Due to the way universal joints work, believe it or not, when the gearbox output shaft and diff pinion are rotating at a constant speed, the tailshft itself will be speeding up a fraction, slowing down, speeding up, slowing down, during every single revolution. As long as the gearbox output shaft and diff pinion are parallel (but not necessarily aligned) this all evens out (you also have to have each uni joint flange welded on in perfect alignment at each end of the tailshaft, it'll perform precisely how it is meant to and be (assuming it's balanced and not buckled) vibration free. But if you (hypothetically) altered the diff pinion angle a lot, and or the engine setback angle a lot, so those angles weren't parallel to one another, then it can and will vibrate (and obviously a degree or two won't be enough to be noticeable usually, but 10 or more might be, the more the difference, the more significant the vibration)

Having said all that, having the diff pinion and the tailshaft on an angle laterally (rather than just the usual slight horizontal) risks putting the tailshaft closer to the tunnel, esp if the rear leaves start to wind up with a lot of force (and naturally much higher output engines are why this diff would be put there in the first place) and so forth - it's basically just adding another variable which isn't optimal in there.

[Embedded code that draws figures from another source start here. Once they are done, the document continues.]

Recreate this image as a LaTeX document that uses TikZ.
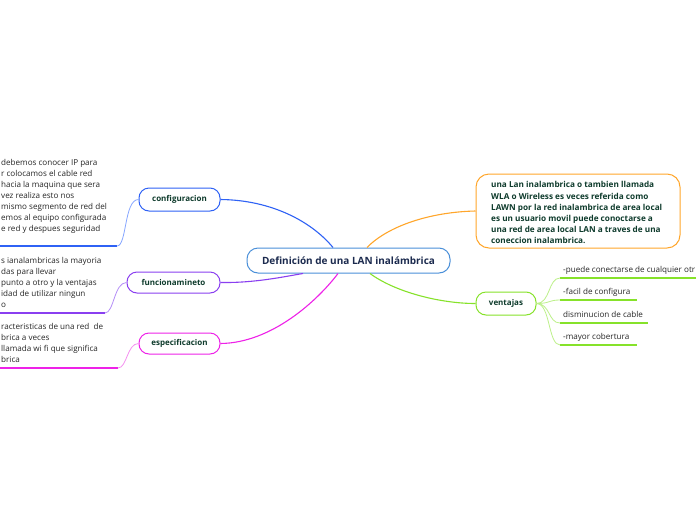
\documentclass[tikz,border=0pt]{standalone}
\usepackage{fontspec}
\setmainfont{Open Sans}
\usetikzlibrary{calc}
\definecolor{centralc}{HTML}{4A90D9}
\definecolor{centraltext}{HTML}{1B2A4E}
\definecolor{nodetext}{HTML}{0E3B2C}
\definecolor{bodytext}{HTML}{262626}
\definecolor{bluec}{HTML}{2F62F5}
\definecolor{bluelt}{HTML}{86A6FF}
\definecolor{purplec}{HTML}{8A3FF0}
\definecolor{purplelt}{HTML}{B58EF7}
\definecolor{magc}{HTML}{EE22E8}
\definecolor{maglt}{HTML}{F590F0}
\definecolor{orangec}{HTML}{FFA62B}
\definecolor{greenc}{HTML}{86E22A}
\definecolor{greenlt}{HTML}{BDF08A}
\begin{document}
\begin{tikzpicture}[x=1pt,y=-1pt,
  topic/.style={draw, line width=1pt, rounded corners=10pt, fill=white, font=\fontsize{8}{9}\selectfont\bfseries, text=nodetext, inner sep=0pt},
  conn/.style={line width=1.1pt},
  subconn/.style={line width=0.8pt},
  uline/.style={line width=1.6pt},
  bodytxt/.style={anchor=north west, align=left, inner sep=0pt, font=\fontsize{8.1}{11}\selectfont, text=bodytext},
  itemtxt/.style={anchor=base west, inner sep=0pt, font=\fontsize{8.1}{9}\selectfont, text=bodytext}]
\useasboundingbox[fill=white] (0,0) rectangle (696,520);

% central
\node[draw=centralc, line width=1pt, rounded corners=11pt, fill=white, minimum width=203pt, minimum height=25pt,
  font=\fontsize{10}{12}\selectfont\bfseries, text=centraltext] (root) at (348.5,260.5) {Definición de una LAN inalámbrica};

% topics
\node[topic, draw=bluec, minimum width=81pt, minimum height=23pt] (cfg) at (179.5,199.5) {configuracion};
\node[topic, draw=purplec, minimum width=93pt, minimum height=21pt] (fun) at (173.5,282.5) {funcionamineto};
\node[topic, draw=magc, minimum width=81pt, minimum height=21pt] (esp) at (179.5,343.5) {especificacion};
\node[topic, draw=greenc, minimum width=60pt, minimum height=23pt] (ven) at (506,303.5) {ventajas};
\node[topic, draw=orangec, rounded corners=13pt, minimum width=204pt, minimum height=74pt] (def) at (578,211) {};
\node[anchor=north west, align=left, inner sep=0pt, font=\fontsize{8.2}{11.1}\selectfont\bfseries, text=nodetext] (deftxt) at (491,181.5)
  {una Lan inalambrica o tambien llamada\\ WLA o Wireless es veces referida como\\ LAWN por la red inalambrica de area local\\ es un usuario movil puede conoctarse a\\ una red de area local LAN a traves de una\\ coneccion inalambrica.};

% main connectors
\draw[conn, bluec] (cfg.east) .. controls (272,200) and (312,222) .. ($(root.north)+(-15.5,0)$);
\draw[conn, purplec] (fun.east) .. controls (255,283) and (282,277) .. ($(root.south)+(-45.5,0)$);
\draw[conn, magc] (esp.east) .. controls (272,343) and (318,300) .. ($(root.south)+(-10.5,0)$);
\draw[conn, orangec] ($(root.north)+(18.5,0)$) .. controls (388,226) and (430,212) .. (def.west);
\draw[conn, greenc] ($(root.south)+(21.5,0)$) .. controls (395,292) and (440,303.5) .. (ven.west);

% left bodies
\coordinate (cfgL) at (0,246); \coordinate (cfgU) at (117,246);
\draw[uline, bluec] (cfgL) -- (cfgU);
\draw[subconn, bluelt] (cfg.west) .. controls (124,199.5) and (127,246) .. (cfgU);
\node[bodytxt] (cfgtxt) at (1,158.8) {debemos conocer IP para\\ r colocamos el cable red\\ hacia la maquina que sera\\ vez realiza esto nos\\ mismo segmento de red del\\ emos al equipo configurada\\ e red y despues seguridad};

\coordinate (funL) at (0,313); \coordinate (funU) at (105,313);
\draw[uline, purplec] (funL) -- (funU);
\draw[subconn, purplelt] (fun.west) .. controls (114,282.5) and (114,313) .. (funU);
\node[bodytxt] (funtxt) at (1,256.8) {s ianalambricas la mayoria\\ das para llevar\\ punto a otro y la ventajas\\ idad de utilizar ningun\\ o};

\coordinate (espL) at (0,368); \coordinate (espU) at (118,368);
\draw[uline, magc] (espL) -- (espU);
\draw[subconn, maglt] (esp.west) .. controls (127,343.5) and (127,368) .. (espU);
\node[bodytxt] (esptxt) at (1,322.8) {racteristicas de una red\ \ de\\ brica a veces\\ llamada wi fi que significa\\ brica};

% right items
\coordinate (v1) at (560,278); \coordinate (v1e) at (700,278);
\coordinate (v2) at (560,300); \coordinate (v2e) at (637,300);
\coordinate (v3) at (560,323); \coordinate (v3e) at (648,323);
\coordinate (v4) at (560,345); \coordinate (v4e) at (637,345);
\foreach \a/\b in {v1/v1e,v2/v2e,v3/v3e,v4/v4e}{
  \draw[uline, greenc] (\a) -- (\b);
  \draw[subconn, greenlt] (ven.east) .. controls ($(ven.east)+(14,0)$) and ($(\a)+(-12,0)$) .. (\a);
}
\node[itemtxt] (t1) at (563,272) {-puede conectarse de cualquier otr};
\node[itemtxt] (t2) at (563,294) {-facil de configura};
\node[itemtxt] (t3) at (563,317) {disminucion de cable};
\node[itemtxt] (t4) at (563,339) {-mayor cobertura};
\end{tikzpicture}
\end{document}
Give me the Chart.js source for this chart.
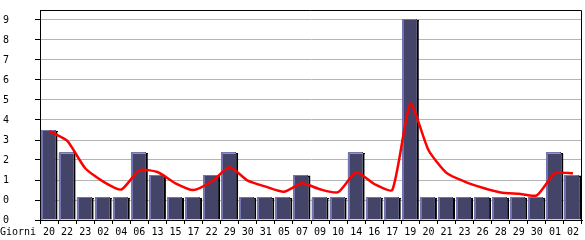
<!DOCTYPE html>
<html>
<head>
<meta charset="utf-8">
<script src="https://cdn.jsdelivr.net/npm/chart.js@4/dist/chart.umd.min.js"></script>
<style>
  body { margin: 0; background: #fff; }
  canvas { display: block; }
</style>
</head>
<body>
<canvas id="chart" width="585" height="240"></canvas>
<script>
// day labels along the bottom
const days = ["20","22","23","02","04","06","13","15","17","22","29","30","31","05","07",
              "09","10","14","16","17","19","20","21","23","26","28","29","30","01","02"];

// visits per day (bars)
const visits = [4,3,1,1,1,3,2,1,1,2,3,1,1,1,2,1,1,3,1,1,9,1,1,1,1,1,1,1,3,2];

// red trend line
const trend = [4.0,3.57,2.33,1.73,1.37,2.24,2.16,1.65,1.35,1.73,2.37,1.77,1.5,1.27,1.65,
               1.38,1.25,2.15,1.62,1.35,5.23,3.15,2.12,1.73,1.45,1.24,1.18,1.11,2.1,2.1];

// y axis: gridline every 0.9, labels as printed on the original
const yStep = 0.9;
const yMax = 9.45;
const yTickLabels = ["0","0","1","2","3","4","5","6","7","8","9"];

const FONT = { family: "'DejaVu Sans Mono', monospace", size: 10 };

// lavender left/top edge on every bar
const barEdges = {
  id: "barEdges",
  afterDatasetDraw(chart, args) {
    if (args.index !== 1) return;
    const ctx = chart.ctx;
    ctx.save();
    for (const el of args.meta.data) {
      const { x, y, base, width } = el.getProps(["x", "y", "base", "width"], true);
      const left = Math.round(x - width / 2);
      const top = Math.round(y) - 1;
      ctx.fillStyle = "#444468";
      ctx.fillRect(left, top, width - 2, 1);
      ctx.fillStyle = "#000";
      ctx.fillRect(left + width - 2, top + 1, 2, 1);
      ctx.fillStyle = "#7474b0";
      ctx.fillRect(left, top, 2, base - top);
      ctx.fillRect(left, top, width - 3, 1);
    }
    ctx.restore();
  }
};

// frame round the plot + "Giorni" caption
const frame = {
  id: "frame",
  afterDraw(chart) {
    const { ctx, chartArea: a } = chart;
    ctx.save();
    ctx.strokeStyle = "#000";
    ctx.lineWidth = 1;
    ctx.beginPath();
    ctx.moveTo(a.left, a.top + 0.5);
    ctx.lineTo(a.right - 0.5, a.top + 0.5);
    ctx.lineTo(a.right - 0.5, a.bottom);
    ctx.stroke();
    ctx.fillStyle = "#000";
    ctx.font = FONT.size + "px " + FONT.family;
    ctx.textBaseline = "middle";
    ctx.textAlign = "left";
    ctx.fillText("Giorni", 0, a.bottom + 12);
    ctx.restore();
  }
};

new Chart(document.getElementById("chart"), {
  data: {
    labels: days,
    datasets: [
      {
        type: "line",
        data: trend,
        borderColor: "#ff0000",
        borderWidth: 2.5,
        pointRadius: 0,
        tension: 0.2,
        order: 0
      },
      {
        type: "bar",
        data: visits,
        backgroundColor: "#444468",
        borderColor: "#000",
        borderWidth: { right: 2, top: 0, left: 0, bottom: 0 },
        borderSkipped: "bottom",
        barPercentage: 0.94,
        categoryPercentage: 1,
        order: 1
      }
    ]
  },
  options: {
    responsive: false,
    animation: false,
    devicePixelRatio: 1,
    layout: { padding: { left: 3, right: 3, top: 10, bottom: 0 } },
    plugins: { legend: { display: false }, tooltip: { enabled: false } },
    scales: {
      x: {
        grid: { drawOnChartArea: false, drawTicks: true, tickLength: 4, tickColor: "#000" },
        border: { color: "#000" },
        ticks: { color: "#000", font: FONT, maxRotation: 0, autoSkip: false, padding: 2 },
        afterFit(s) { s.height = 20; }
      },
      y: {
        min: 0,
        max: yMax,
        grid: { color: "#b4b4b4", tickLength: 5, tickColor: "#000" },
        border: { color: "#000" },
        ticks: {
          color: "#000",
          font: FONT,
          crossAlign: "far",
          callback: (v, i) => yTickLabels[i]
        },
        afterBuildTicks(s) {
          s.ticks = yTickLabels.map((_, i) => ({ value: Math.round(i * yStep * 100) / 100 }));
        },
        afterFit(s) { s.width = 37; }
      }
    }
  },
  plugins: [barEdges, frame]
});
</script>
</body>
</html>
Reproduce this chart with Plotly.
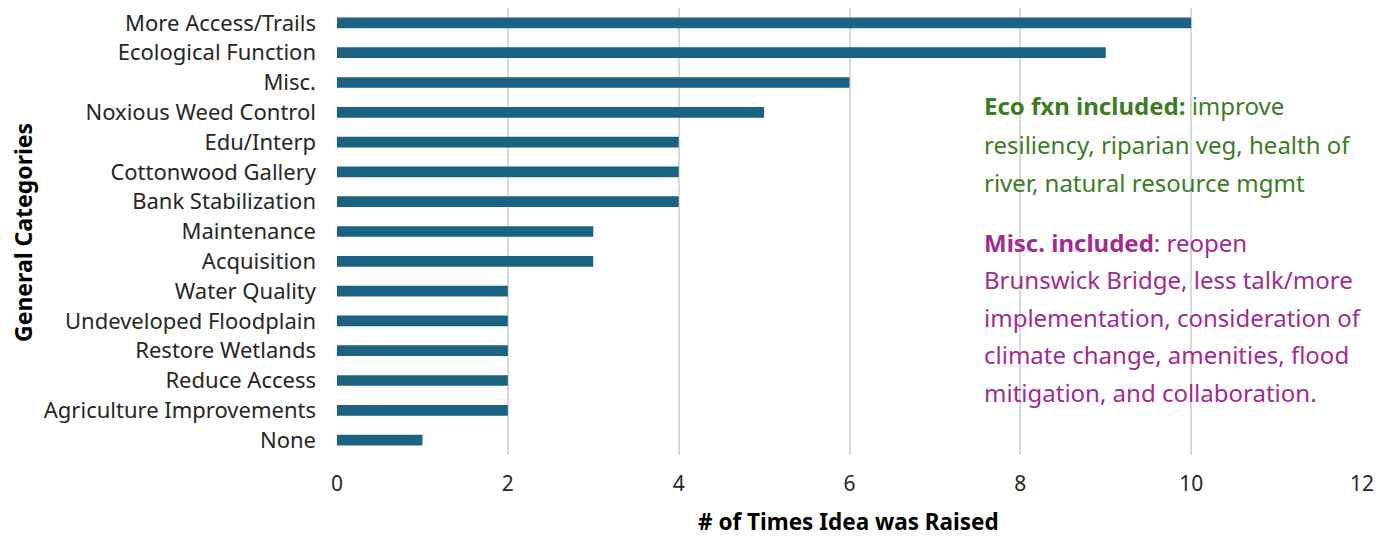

Although, as mentioned, the uni joints 'will' function properly when the output shaft and diff pinion angles are parallel - even if the tailshaft it on an angle, well this 'speeding up and slowing down' stuff becomes more severe (i.e. the difference between it's lowest and highest speeds in any one rotation gets higher and higher) the larger the angle. This in and of itself can eventually get to a point where it will be a vibration from the abrupt changes in tailshaft rpm. So it will be more problematic eventually, and will cause faster uni joint wear. If you absolutely had to do it on large angles then the 'real' answer would have to be to custom make CV joints (which as the name suggest have 'constant velocity' and the rpm of the intermediate shaft (the tail shaft in other words) doesn't speed up and slow down, it runs at constant/steady rpms in sync with the output shaft and diff pinion. For this and other reasons CV joints can handle greater angles (it's not just the vibration etc, the amount of metal around the flanges of a uni joint take up space and make it difficult to allow a severe angle without them hitting each other and jamming).

If you can at all possibly do it without costing a million in new custom axles, I'd personally aim for having the tailshaft parallel and straight when viewed from overhead.